Argue the merits? Fine. Challenge on points where you disagree? Have at it. But don’t try to tell me I’m wrong, because that’s just, like, your opinion man.
Smart, dumb. It shouldn’t matter. Movie love is just that. It’s love. I’m still trying to work out if I think Tony Scott’s Enemy of the State is one of the smartest dumb moves, or one of the dumbest smart ones… all I know is I love that sucker. It’s a love for all the potential that cinema has to offer and the joy that can come with the creativity of others and the sheer spectacle it can offer. It can also come from having ideas challenged, world views changed and philosophies put to the test. People shouldn’t be condemned for wanting something that isn’t demanding. Likewise, people shouldn’t be condemned for disliking something because it doesn’t challenge them.
I’ve seen critics get bitchslapped for putting Hana-Bi at the top of their all-time favourite movies (not sure it would be at the absolute top for me, but dear lord, it’s definitely in there for me).

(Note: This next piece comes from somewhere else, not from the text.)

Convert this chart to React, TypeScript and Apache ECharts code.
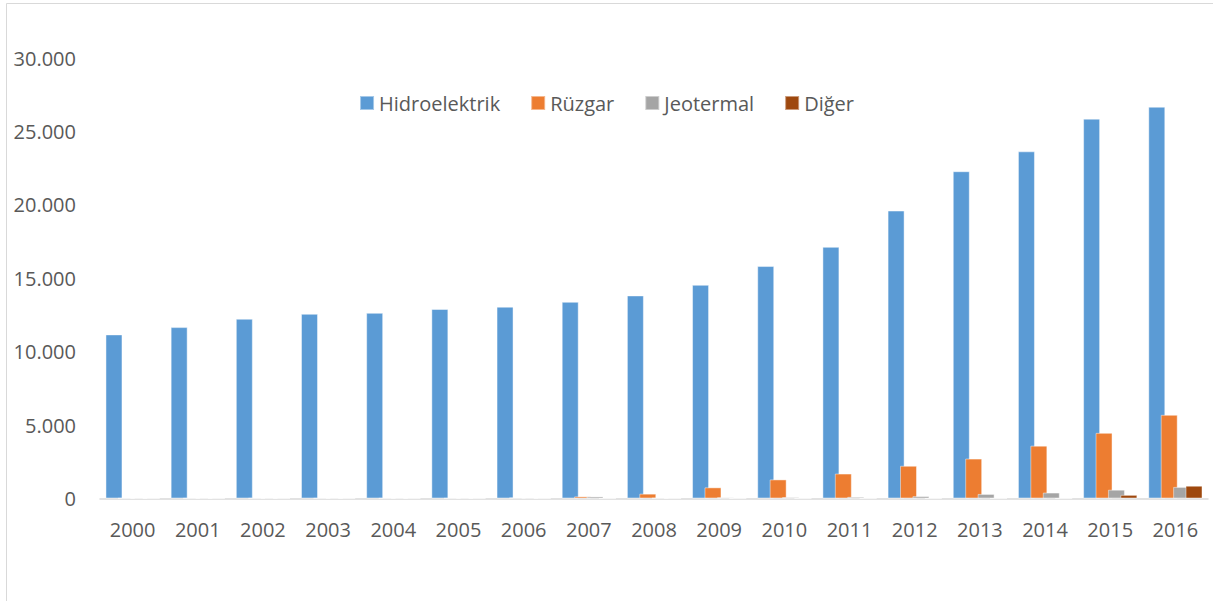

I’ve seen fans bitchslapped for liking Jurassic World, the collective works of Michael Bay or the Twilight movies. And quite frankly, nothing good ever comes of it.
Why can’t we just collectively enjoy the things we all like, and respect each other’s opinions when we don’t? Seems like a simple concept, but for many, it appears to be a difficult one to embrace. As Academy Award winner Jack Nicholson once said in a movie that got a fairly large bitchslap from some very reputable critics on its release, “Why can’t we all just… get along?”